§ **Raw data**
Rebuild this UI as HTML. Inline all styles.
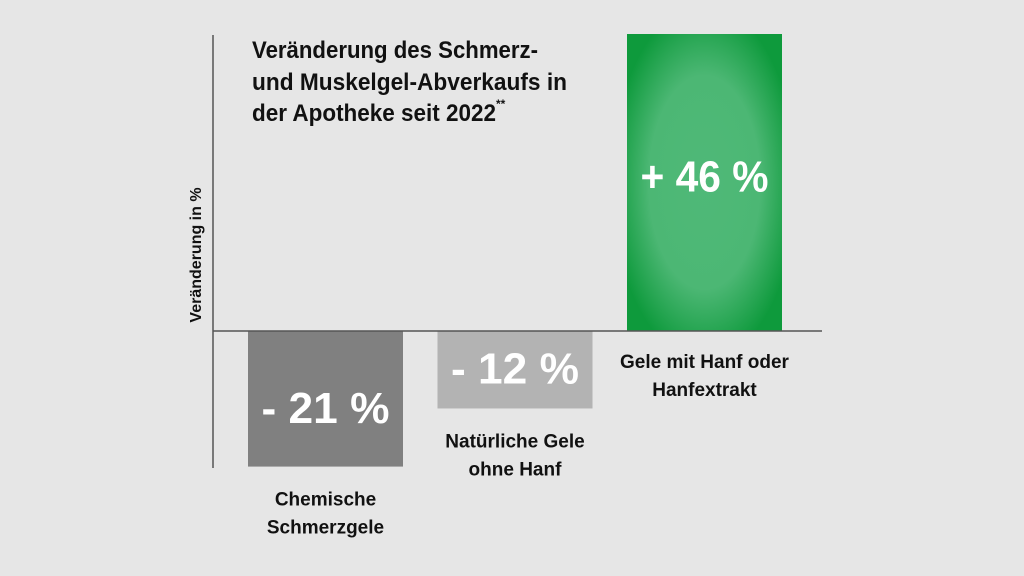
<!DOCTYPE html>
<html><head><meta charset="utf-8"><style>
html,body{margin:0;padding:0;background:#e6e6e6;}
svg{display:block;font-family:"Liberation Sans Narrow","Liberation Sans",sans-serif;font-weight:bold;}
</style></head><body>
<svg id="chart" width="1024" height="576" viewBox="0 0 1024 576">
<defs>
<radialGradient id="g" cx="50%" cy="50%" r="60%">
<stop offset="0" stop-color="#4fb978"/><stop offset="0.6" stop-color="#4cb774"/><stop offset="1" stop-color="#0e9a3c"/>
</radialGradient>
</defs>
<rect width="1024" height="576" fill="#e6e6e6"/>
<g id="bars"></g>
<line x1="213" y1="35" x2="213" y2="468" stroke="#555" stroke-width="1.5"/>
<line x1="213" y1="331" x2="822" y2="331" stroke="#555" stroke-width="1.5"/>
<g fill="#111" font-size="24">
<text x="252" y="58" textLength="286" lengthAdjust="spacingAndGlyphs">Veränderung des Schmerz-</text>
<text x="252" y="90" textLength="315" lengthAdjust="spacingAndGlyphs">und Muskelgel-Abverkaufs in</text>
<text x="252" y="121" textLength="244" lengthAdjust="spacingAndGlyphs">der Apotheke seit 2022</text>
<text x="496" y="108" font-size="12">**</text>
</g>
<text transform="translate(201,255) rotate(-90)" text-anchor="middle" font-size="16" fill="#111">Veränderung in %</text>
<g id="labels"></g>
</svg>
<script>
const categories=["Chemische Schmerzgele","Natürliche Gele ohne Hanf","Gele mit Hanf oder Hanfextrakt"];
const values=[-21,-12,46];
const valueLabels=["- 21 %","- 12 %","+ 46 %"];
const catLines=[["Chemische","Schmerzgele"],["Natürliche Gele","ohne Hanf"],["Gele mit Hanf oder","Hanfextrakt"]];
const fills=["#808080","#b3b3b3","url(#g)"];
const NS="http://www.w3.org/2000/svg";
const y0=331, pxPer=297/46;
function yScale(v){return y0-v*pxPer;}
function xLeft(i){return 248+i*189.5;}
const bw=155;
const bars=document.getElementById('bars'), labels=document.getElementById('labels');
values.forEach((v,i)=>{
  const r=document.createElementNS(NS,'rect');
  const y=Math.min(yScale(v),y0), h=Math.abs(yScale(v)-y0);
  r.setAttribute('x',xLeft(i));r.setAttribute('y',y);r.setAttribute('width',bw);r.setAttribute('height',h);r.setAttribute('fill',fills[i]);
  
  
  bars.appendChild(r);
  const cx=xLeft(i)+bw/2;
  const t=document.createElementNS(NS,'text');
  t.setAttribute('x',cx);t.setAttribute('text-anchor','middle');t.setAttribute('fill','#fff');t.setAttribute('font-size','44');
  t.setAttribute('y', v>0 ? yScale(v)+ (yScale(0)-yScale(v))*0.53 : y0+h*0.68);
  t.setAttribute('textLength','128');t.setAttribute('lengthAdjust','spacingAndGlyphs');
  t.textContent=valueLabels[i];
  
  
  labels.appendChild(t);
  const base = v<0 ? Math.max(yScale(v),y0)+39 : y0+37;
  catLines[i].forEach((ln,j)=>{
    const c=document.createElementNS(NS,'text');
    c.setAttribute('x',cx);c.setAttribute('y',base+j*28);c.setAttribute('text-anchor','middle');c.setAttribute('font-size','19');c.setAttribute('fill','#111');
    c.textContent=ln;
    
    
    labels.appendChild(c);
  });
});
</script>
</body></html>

§ **Exercise directions**
Retype everything in the material word for word, minus pictures.

§ **Result**
Rebuild this UI as HTML. Inline all styles.
<!DOCTYPE html>
<html><head><meta charset="utf-8"><style>
html,body{margin:0;padding:0;background:#e6e6e6;}
svg{display:block;font-family:"Liberation Sans Narrow","Liberation Sans",sans-serif;font-weight:bold;}
</style></head><body>
<svg id="chart" width="1024" height="576" viewBox="0 0 1024 576">
<defs>
<radialGradient id="g" cx="50%" cy="50%" r="60%">
<stop offset="0" stop-color="#4fb978"/><stop offset="0.6" stop-color="#4cb774"/><stop offset="1" stop-color="#0e9a3c"/>
</radialGradient>
</defs>
<rect width="1024" height="576" fill="#e6e6e6"/>
<g id="bars"></g>
<line x1="213" y1="35" x2="213" y2="468" stroke="#555" stroke-width="1.5"/>
<line x1="213" y1="331" x2="822" y2="331" stroke="#555" stroke-width="1.5"/>
<g fill="#111" font-size="24">
<text x="252" y="58" textLength="286" lengthAdjust="spacingAndGlyphs">Veränderung des Schmerz-</text>
<text x="252" y="90" textLength="315" lengthAdjust="spacingAndGlyphs">und Muskelgel-Abverkaufs in</text>
<text x="252" y="121" textLength="244" lengthAdjust="spacingAndGlyphs">der Apotheke seit 2022</text>
<text x="496" y="108" font-size="12">**</text>
</g>
<text transform="translate(201,255) rotate(-90)" text-anchor="middle" font-size="16" fill="#111">Veränderung in %</text>
<g id="labels"></g>
</svg>
<script>
const categories=["Chemische Schmerzgele","Natürliche Gele ohne Hanf","Gele mit Hanf oder Hanfextrakt"];
const values=[-21,-12,46];
const valueLabels=["- 21 %","- 12 %","+ 46 %"];
const catLines=[["Chemische","Schmerzgele"],["Natürliche Gele","ohne Hanf"],["Gele mit Hanf oder","Hanfextrakt"]];
const fills=["#808080","#b3b3b3","url(#g)"];
const NS="http://www.w3.org/2000/svg";
const y0=331, pxPer=297/46;
function yScale(v){return y0-v*pxPer;}
function xLeft(i){return 248+i*189.5;}
const bw=155;
const bars=document.getElementById('bars'), labels=document.getElementById('labels');
values.forEach((v,i)=>{
  const r=document.createElementNS(NS,'rect');
  const y=Math.min(yScale(v),y0), h=Math.abs(yScale(v)-y0);
  r.setAttribute('x',xLeft(i));r.setAttribute('y',y);r.setAttribute('width',bw);r.setAttribute('height',h);r.setAttribute('fill',fills[i]);
  
  
  bars.appendChild(r);
  const cx=xLeft(i)+bw/2;
  const t=document.createElementNS(NS,'text');
  t.setAttribute('x',cx);t.setAttribute('text-anchor','middle');t.setAttribute('fill','#fff');t.setAttribute('font-size','44');
  t.setAttribute('y', v>0 ? yScale(v)+ (yScale(0)-yScale(v))*0.53 : y0+h*0.68);
  t.setAttribute('textLength','128');t.setAttribute('lengthAdjust','spacingAndGlyphs');
  t.textContent=valueLabels[i];
  
  
  labels.appendChild(t);
  const base = v<0 ? Math.max(yScale(v),y0)+39 : y0+37;
  catLines[i].forEach((ln,j)=>{
    const c=document.createElementNS(NS,'text');
    c.setAttribute('x',cx);c.setAttribute('y',base+j*28);c.setAttribute('text-anchor','middle');c.setAttribute('font-size','19');c.setAttribute('fill','#111');
    c.textContent=ln;
    
    
    labels.appendChild(c);
  });
});
</script>
</body></html>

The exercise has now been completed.